Why OSADL's "Latest Stable"?
OSADL's "Latest Stable" simply was intended to make it visible when a PREEMPT_RT patch along with a given kernel version is suitable for use in all our test systems. Adding more and more systems to our QA farm for testing and requesting that the kernel must not only be suitable for use but for integration into an industrial product made it somewhat more difficult. But the principle still is the same, i.e. that we would like to mark the transition between the development period and the release period of a PREEMPT_RT patched kernel.

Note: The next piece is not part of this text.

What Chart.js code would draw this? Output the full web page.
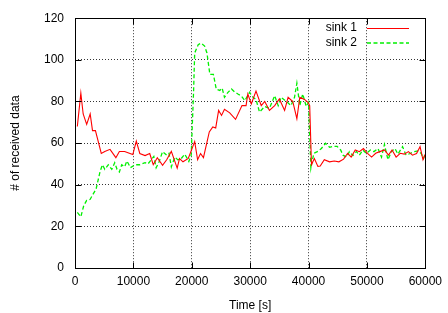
<!DOCTYPE html>
<html>
<head>
<meta charset="utf-8">
<script src="https://cdn.jsdelivr.net/npm/chart.js@4.4.0/dist/chart.umd.min.js"></script>
<style>
  html, body { margin: 0; padding: 0; background: #fff; }
  #wrap { width: 448px; height: 313px; }
</style>
</head>
<body>
<div id="wrap"><canvas id="chart"></canvas></div>
<script>
// values
const sink1Time = [400, 1000, 1400, 2000, 2600, 3000, 3500, 4500, 5100, 6000, 7000, 7600, 8500, 9900,
  10500, 11100, 12000, 12800, 13400, 14100, 15000, 15700, 16500, 17500, 17900, 18500, 19400,
  20500, 21000, 21500, 22000, 23000, 23600, 24100, 24600, 25100, 25600, 26500, 27500, 28600, 29300,
  29600, 30200, 31000, 31900, 32500, 33300, 34200, 35000, 35900, 36500, 37300, 38000, 38500, 39300,
  39900, 40200, 40500, 41000, 41600, 42000, 42700, 43600, 44400, 45200, 46000, 46700, 47300, 48000,
  48700, 49400, 50100, 50800, 51500, 52200, 53000, 53700, 54300, 55000, 55700, 56400, 57100, 57800,
  58500, 59100, 59600, 60000];
const sink1Values = [68, 84, 74, 69, 74, 66, 66, 55, 56, 57, 53, 56, 56, 54.5,
  61, 55, 54, 55, 49.6, 53, 49.3, 52, 56, 48, 52.6, 51, 52.6,
  60.7, 52, 55, 53, 65.4, 67.8, 67.3, 75.7, 73.3, 76.2, 74.5, 71.4, 78, 78,
  83.6, 78.8, 85, 78, 80, 75.7, 78, 81.2, 75.7, 82, 80, 71.7, 82, 81,
  79.6, 78, 49.6, 52.6, 48.8, 49, 52, 51, 51.4, 51, 52.3, 55.1, 53.3, 56.7,
  55.9, 57.4, 55.1, 53.3, 55.1, 55.9, 56.7, 54.2, 56.7, 53.3, 55.1, 54.7, 55.9, 54.2,
  55, 58.3, 52, 54.7];

const sink2Time = [400, 1000, 1500, 2000, 2600, 3100, 3600, 4300, 4700, 5100, 5700, 6300, 6800, 7200,
  7600, 8000, 8500, 8900, 9500, 10300, 11100, 12000, 12500, 13500, 13900, 14400, 15000, 15700,
  16100, 16500, 17100, 17600, 18200, 18800, 19500, 19900, 20300, 20500, 21100, 21600, 22200,
  22600, 23100, 23700, 24200, 24800, 25200, 25600, 26200, 26800, 27300, 27900, 28500, 29100,
  29900, 30500, 31000, 31600, 32500, 33300, 34200, 34800, 35300, 36200, 37000, 37600, 38000,
  38500, 39000, 39600, 40000, 40400, 40900, 41600, 42200, 42900, 43600, 44200, 44900, 45500,
  45900, 46500, 47000, 47600, 48200, 48700, 49300, 49900, 50600, 51200, 51900, 52500, 53000,
  53600, 54200, 54800, 55300, 56100, 56700, 57400, 58100, 58800, 59300, 59700, 60000];
const sink2Values = [26.7, 24.6, 30, 32.5, 33, 35.5, 37.8, 46.4, 49.6, 47.4, 49.6, 47.4, 50.6, 47.4,
  46.1, 49.6, 48.6, 51.4, 48.2, 49.6, 49.6, 50.6, 50, 53.6, 48.2, 51, 55.9, 54.2,
  55.1, 48.6, 53.3, 52, 52.6, 54.7, 51.2, 54.2, 84, 103.3, 107.3, 108, 106.6,
  103.3, 93, 93, 85.9, 85.3, 86.4, 82, 84.4, 86, 84.7, 83.6, 82.6, 80.4,
  84.4, 82, 81, 74.9, 77.6, 76.7, 82.8, 78, 82, 80, 78, 82, 88.8,
  78, 83.6, 77.6, 79.6, 48, 55.1, 56, 57.4, 59.9, 58, 58.5, 58.4, 56.7,
  54.2, 53.3, 55.9, 54, 56, 54.2, 56.7, 55, 56.7, 55.9, 57.4, 53.3, 59.4,
  52, 55.9, 57.4, 54.7, 58.3, 54.2, 55, 55.9, 56.3, 55, 52.6, 55];

const seriesNames = ['sink 1', 'sink 2'];
const seriesColors = ['#ff0000', '#00f000'];
const xTicks = [0, 10000, 20000, 30000, 40000, 50000, 60000];
const yTicks = [0, 20, 40, 60, 80, 100, 120];

const FONT = 'Liberation Sans, Arial, Helvetica, sans-serif';

function toPoints(times, values) {
  return times.map((t, i) => ({ x: t, y: values[i] }));
}

// gnuplot-like frame, inward ticks and key
const framePlugin = {
  id: 'frame',
  afterDraw(chart) {
    const { ctx, chartArea: a, scales } = chart;
    const L = Math.round(a.left) + 0.5, R = Math.round(a.right) + 0.5;
    const T = Math.round(a.top) + 0.5, B = Math.round(a.bottom) + 0.5;
    ctx.save();
    ctx.strokeStyle = '#000';
    ctx.lineWidth = 1;
    ctx.setLineDash([]);
    ctx.strokeRect(L, T, R - L, B - T);
    ctx.beginPath();
    xTicks.forEach(v => {
      const px = Math.round(scales.x.getPixelForValue(v)) + 0.5;
      ctx.moveTo(px, B); ctx.lineTo(px, B - 6);
      ctx.moveTo(px, T); ctx.lineTo(px, T + 6);
    });
    yTicks.forEach(v => {
      const py = Math.round(scales.y.getPixelForValue(v)) + 0.5;
      ctx.moveTo(L, py); ctx.lineTo(L + 6, py);
      ctx.moveTo(R, py); ctx.lineTo(R - 6, py);
    });
    ctx.stroke();

    // key
    ctx.font = '12px ' + FONT;
    ctx.textAlign = 'right';
    ctx.textBaseline = 'middle';
    chart.data.datasets.forEach((ds, i) => {
      const ky = 28 + i * 14.5;
      ctx.fillStyle = '#000';
      ctx.fillText(ds.label, 357, ky);
      ctx.strokeStyle = ds.borderColor;
      ctx.lineWidth = ds.borderWidth;
      ctx.setLineDash(ds.borderDash || []);
      ctx.beginPath();
      ctx.moveTo(367, ky + 0.5);
      ctx.lineTo(409, ky + 0.5);
      ctx.stroke();
    });
    ctx.restore();
  }
};

const gridColor = (first, last) => c =>
  (c.tick.value === first || c.tick.value === last) ? 'rgba(0,0,0,0)' : 'rgba(0,0,0,0.8)';

new Chart(document.getElementById('chart'), {
  type: 'line',
  data: {
    datasets: [
      {
        label: seriesNames[0],
        data: toPoints(sink1Time, sink1Values),
        borderColor: seriesColors[0],
        borderWidth: 1.1,
        pointRadius: 0,
        tension: 0
      },
      {
        label: seriesNames[1],
        data: toPoints(sink2Time, sink2Values),
        borderColor: seriesColors[1],
        borderWidth: 1.3,
        borderDash: [4, 2.5],
        pointRadius: 0,
        tension: 0
      }
    ]
  },
  options: {
    responsive: true,
    maintainAspectRatio: false,
    animation: false,
    layout: { padding: { top: 15, right: 22, left: 0, bottom: 0 } },
    plugins: {
      legend: { display: false },
      tooltip: { enabled: false }
    },
    scales: {
      x: {
        type: 'linear',
        min: 0,
        max: 60000,
        afterBuildTicks: s => { s.ticks = xTicks.map(v => ({ value: v })); },
        afterFit: s => { s.height = 45; },
        ticks: { color: '#000', font: { size: 12, family: FONT }, padding: 6, maxRotation: 0,
          callback: v => String(v) },
        grid: { color: gridColor(0, 60000), drawTicks: false, lineWidth: 1 },
        border: { display: false, dash: [1, 2] },
        title: { display: true, text: 'Time [s]', color: '#000', font: { size: 12, family: FONT },
          padding: { top: 4, bottom: 0 } }
      },
      y: {
        min: 0,
        max: 120,
        afterBuildTicks: s => { s.ticks = yTicks.map(v => ({ value: v })); },
        afterFit: s => { s.width = 75; },
        ticks: { color: '#000', font: { size: 12, family: FONT }, padding: 11 },
        grid: { color: gridColor(0, 120), drawTicks: false, lineWidth: 1 },
        border: { display: false, dash: [1, 2] },
        title: { display: true, text: '# of received data', color: '#000', font: { size: 12, family: FONT },
          padding: { top: 8, bottom: 0 } }
      }
    }
  },
  plugins: [framePlugin]
});
</script>
</body>
</html>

For the time being, crashes, regressions and other problems of the farm systems are collected at our farm but not sent out. I promise to send all of them on a regular basis to the new PREEMPT_RT Bugzilla tracker - everybody can then check out the open bugs and determine whether they affect a particular system or not. And OSADL's "Latest Stable" web page will be closely synchronized to this list. So we may have "particular stability" as opposed to "general stability". Integrators can then decide to use a PREEMPT_RT kernel version that apparently is stable on a particular system, while this version cannot be generally recommended. This hopefully will reduce the number of complaints that the OSADL's "Latest Stable" PREEMPT_RT kernel version is so much behind.